**STORED RECORDS**
○ ○ ○

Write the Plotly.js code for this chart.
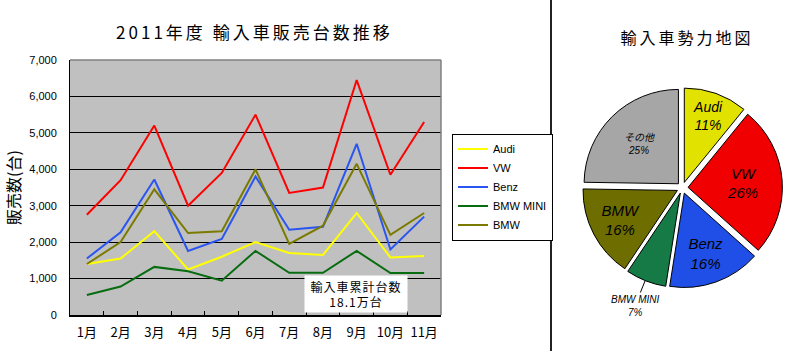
<!DOCTYPE html>
<html>
<head>
<meta charset="utf-8">
<script src="https://cdn.plot.ly/plotly-3.0.1.min.js"></script>
<style>
html, body { margin: 0; padding: 0; background: #fff; }
#chart { width: 800px; height: 351px; }
.gtitle { letter-spacing: 3px; }
.annotation[data-index="0"] .annotation-text { letter-spacing: 1px; }
.annotation[data-index="1"] .annotation-text { letter-spacing: 3px; }
</style>
</head>
<body>
<div id="chart"></div>
<script>
// ---- Line chart data ----
const months = ['1月','2月','3月','4月','5月','6月','7月','8月','9月','10月','11月'];
const audi    = [1400, 1550, 2300, 1250, 1600, 2000, 1700, 1650, 2800, 1580, 1620];
const vw      = [2750, 3700, 5200, 3000, 3900, 5500, 3350, 3500, 6450, 3850, 5300];
const benz    = [1550, 2270, 3720, 1760, 2090, 3800, 2340, 2420, 4700, 1800, 2700];
const bmwMini = [550, 780, 1320, 1200, 940, 1760, 1160, 1160, 1760, 1150, 1150];
const bmw     = [1400, 2000, 3450, 2250, 2300, 4000, 1950, 2450, 4150, 2200, 2800];
const seriesNames  = ['Audi', 'VW', 'Benz', 'BMW MINI', 'BMW'];
const seriesColors = ['#ffff00', '#ff0000', '#2a55f0', '#086c10', '#7a7a00'];

// ---- Pie data ----
const pieLabels = ['Audi', 'VW', 'Benz', 'BMW MINI', 'BMW', 'その他'];
const pieValues = [11, 26, 16, 7, 16, 25];
const pieColors = ['#e2e200', '#f00000', '#1f4fe6', '#157a45', '#6e6e00', '#a6a6a6'];

const cjk = '"Noto Sans CJK JP", "Liberation Sans", sans-serif';
const arial = '"Liberation Sans", Arial, "Noto Sans CJK JP", sans-serif';

const allSeries = [audi, vw, benz, bmwMini, bmw];
const traces = allSeries.map((ys, i) => ({
  type: 'scatter',
  mode: 'lines',
  x: months,
  y: ys,
  name: seriesNames[i],
  line: { color: seriesColors[i], width: 2 },
  xaxis: 'x', yaxis: 'y'
}));

traces.push({
  type: 'pie',
  labels: pieLabels,
  values: pieValues,
  sort: false,
  direction: 'clockwise',
  rotation: 0,
  pull: [0.06, 0.06, 0.06, 0.06, 0.06, 0.06],
  marker: { colors: pieColors, line: { color: '#000', width: 1 } },
  texttemplate: '%{label}<br>%{value}%',
  textposition: ['inside', 'inside', 'inside', 'none', 'inside', 'inside'],
  insidetextorientation: 'horizontal',
  textfont: { family: arial, style: 'italic', color: '#000', size: [14, 15, 15, 10, 15, 10] },
  domain: { x: [0.728, 0.978], y: [0.175, 0.755] },
  showlegend: false,
  hoverinfo: 'none'
});

const layout = {
  width: 800, height: 351,
  margin: { l: 0, r: 0, t: 0, b: 0 },
  paper_bgcolor: '#ffffff',
  plot_bgcolor: '#c0c0c0',
  font: { family: arial, size: 11, color: '#000' },
  title: {
    text: '2011年度 輸入車販売台数推移',
    font: { family: cjk, size: 17, color: '#000' },
    x: 0.318, xanchor: 'center',
    y: 1 - 33 / 351, yanchor: 'middle'
  },
  xaxis: {
    domain: [70 / 800, 441 / 800],
    type: 'category',
    range: [-0.5, 10.5],
    showline: true, linecolor: '#000', linewidth: 1.5,
    ticks: 'inside', tickson: 'boundaries', ticklen: 4, tickcolor: '#000', tickwidth: 1,
    showgrid: false, zeroline: false,
    tickangle: 0,
    tickfont: { family: cjk, size: 13, color: '#000' },
    ticklabelstandoff: 5,
    fixedrange: true
  },
  yaxis: {
    domain: [1 - 315 / 351, 1 - 60 / 351],
    range: [0, 7000],
    dtick: 1000,
    tickformat: ',d',
    showline: true, linecolor: '#000', linewidth: 1,
    showgrid: true, gridcolor: '#000', gridwidth: 1,
    zeroline: false,
    ticks: '',
    tickfont: { family: arial, size: 11, color: '#000' },
    ticklabelstandoff: 10,
    title: { text: '販売数(台)', font: { family: cjk, size: 16, color: '#000' }, standoff: 4 },
    fixedrange: true
  },
  legend: {
    x: 452 / 800, xanchor: 'left',
    y: 1 - 187 / 351, yanchor: 'middle',
    bgcolor: '#ffffff', bordercolor: '#000', borderwidth: 1,
    font: { family: arial, size: 11, color: '#000' },
    itemwidth: 30,
    tracegroupgap: 0
  },
  shapes: [
    { type: 'line', xref: 'paper', yref: 'paper', x0: 70 / 800, x1: 441 / 800, y0: 1 - 60 / 351, y1: 1 - 60 / 351, line: { color: '#808080', width: 1.5 } },
    { type: 'line', xref: 'paper', yref: 'paper', x0: 441 / 800, x1: 441 / 800, y0: 1 - 60 / 351, y1: 1 - 315 / 351, line: { color: '#808080', width: 1.5 } },
    { type: 'line', xref: 'paper', yref: 'paper', x0: 551 / 800, x1: 551 / 800, y0: 0, y1: 1, line: { color: '#222', width: 2 } }
  ],
  annotations: [
    {
      xref: 'paper', yref: 'paper',
      x: 356 / 800, y: 1 - 293.5 / 351, xanchor: 'center', yanchor: 'middle',
      text: '輸入車累計台数<br>18.1万台',
      showarrow: false,
      bgcolor: '#ffffff',
      width: 100, height: 34,
      font: { family: cjk, size: 12, color: '#000' }
    },
    {
      xref: 'paper', yref: 'paper',
      x: 687 / 800, y: 1 - 37 / 351, xanchor: 'center', yanchor: 'middle',
      text: '輸入車勢力地図',
      showarrow: false,
      font: { family: cjk, size: 16, color: '#000' }
    },
    {
      xref: 'paper', yref: 'paper',
      x: 645 / 800, y: 1 - 281 / 351,
      ax: -10, ay: 25,
      showarrow: true, arrowhead: 0, arrowwidth: 1, arrowcolor: '#000',
      text: pieLabels[3] + '<br>' + pieValues[3] + '%',
      font: { family: arial, style: 'italic', size: 10, color: '#000' }
    }
  ]
};

Plotly.newPlot('chart', traces, layout, { displayModeBar: false, staticPlot: true });
</script>
</body>
</html>
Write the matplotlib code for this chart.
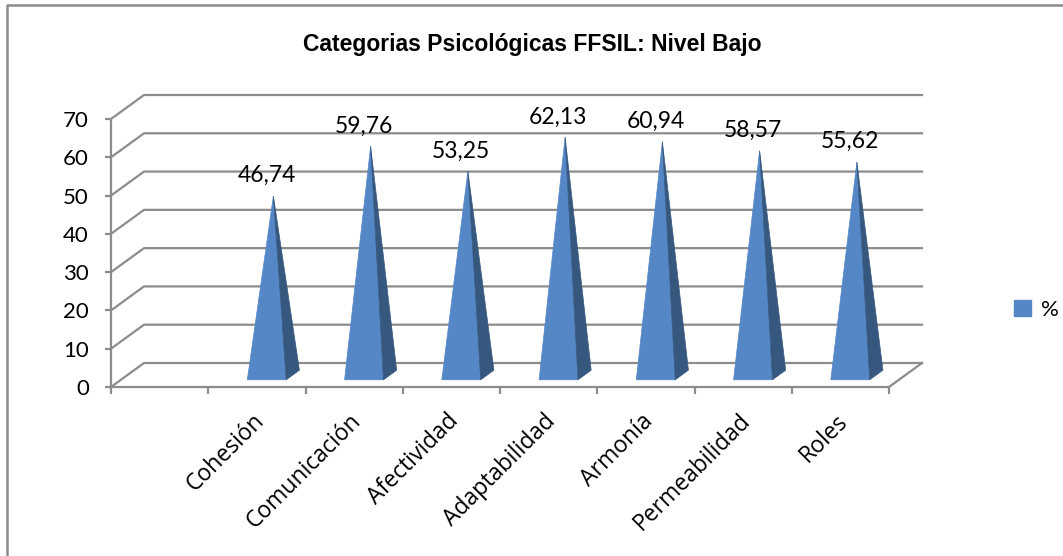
import numpy as np
import matplotlib
matplotlib.use('Agg')
import matplotlib.pyplot as plt
from matplotlib.patches import Polygon, Patch
from matplotlib.lines import Line2D

# datos del grafico
categorias = ['Cohesión', 'Comunicación', 'Afectividad', 'Adaptabilidad',
              'Armonía', 'Permeabilidad', 'Roles']
valores = [46.74, 59.76, 53.25, 62.13, 60.94, 58.57, 55.62]
etiquetas = ['46,74', '59,76', '53,25', '62,13', '60,94', '58,57', '55,62']
yticks = [0, 10, 20, 30, 40, 50, 60, 70]
titulo = 'Categorias Psicológicas FFSIL: Nivel Bajo'

W, H = 1063, 556
fig = plt.figure(figsize=(W / 100, H / 100), dpi=100)

# plano frontal: x de 111 a 889 px, y de 387 (0) a 119 (70) px
x0, x1, yb, yt = 111, 889, 387, 119
ax = fig.add_axes([x0 / W, (H - yb) / H, (x1 - x0) / W, (yb - yt) / H])
nslots = 8          # el primer hueco va vacio, como en el original
ax.set_xlim(0, nslots)
ax.set_ylim(0, 70)

px_x = (x1 - x0) / nslots
px_y = (yb - yt) / 70.0
DX = 33 / px_x      # profundidad en unidades de datos
DY = 24 / px_y

gris = '#8c8c8c'
lw = 1.6

# lineas de division (pared izquierda + pared del fondo)
for k in yticks:
    ax.add_line(Line2D([0, DX, nslots + DX], [k, k + DY, k + DY],
                       color=gris, lw=lw, clip_on=False, zorder=1))
# borde derecho del suelo
ax.add_line(Line2D([nslots, nslots + DX], [0, DY], color=gris, lw=lw,
                   clip_on=False, zorder=1))

# piramides
claro = '#5587c7'
oscuro = '#36587f'
w = 0.2
zf, zb, zc = 0.3, 0.7, 0.5
for i, v in enumerate(valores):
    xc = i + 1.5
    apex = (xc + zc * DX, v + zc * DY)
    fl = (xc - w + zf * DX, zf * DY)
    fr = (xc + w + zf * DX, zf * DY)
    br = (xc + w + zb * DX, zb * DY)
    ax.add_patch(Polygon([fl, fr, apex], closed=True, facecolor=claro,
                         edgecolor=claro, lw=0.5, clip_on=False, zorder=3))
    ax.add_patch(Polygon([fr, br, apex], closed=True, facecolor=oscuro,
                         edgecolor=oscuro, lw=0.5, clip_on=False, zorder=3))
    ax.text(apex[0] - 0.07, apex[1] + 3.6, etiquetas[i], ha='center',
            va='baseline', fontsize=16.5, family='Lato', color='black',
            zorder=4)

# ejes
for s in ['top', 'right']:
    ax.spines[s].set_visible(False)
for s in ['left', 'bottom']:
    ax.spines[s].set_color(gris)
    ax.spines[s].set_linewidth(lw)
ax.set_facecolor('none')
ax.set_yticks(yticks)
ax.set_yticklabels([str(t) for t in yticks], fontsize=16, family='Lato')
ax.tick_params(axis='y', length=4, width=lw, color=gris, pad=12)
ax.set_xticks(np.arange(nslots + 1))
ax.set_xticklabels([])
ax.tick_params(axis='x', length=5, width=lw, color=gris)

for i, c in enumerate(categorias):
    ax.text(i + 1.45, -5.8, c, rotation=45, rotation_mode='anchor',
            ha='right', va='top', fontsize=16.5, family='Open Sans')

fig.text(532 / W, 1 - 44 / H, titulo, ha='center', va='center',
         fontsize=16.5, fontweight='bold', family='Liberation Sans')

fig.legend(handles=[Patch(facecolor=claro, edgecolor=claro)], labels=['%'],
           loc='center left', bbox_to_anchor=(994 / W, 1 - 310 / H),
           frameon=False, handlelength=0.75, handleheight=0.75,
           handletextpad=0.45, prop={'family': 'Lato', 'size': 16})

# marco del grafico (solo se ven arriba e izquierda)
fig.add_artist(Line2D([7 / W, 7 / W, 1], [0, 1 - 5 / H, 1 - 5 / H],
                      transform=fig.transFigure, color=gris, lw=1.8))

fig.savefig('out.png', dpi=100)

○ ○ ○

**WHAT THE TASK REQUIRES**
Above are the records; copy every line in them that holds the word "Write".

**WRITTEN RESPONSE**
Write the Plotly.js code for this chart.
Write the matplotlib code for this chart.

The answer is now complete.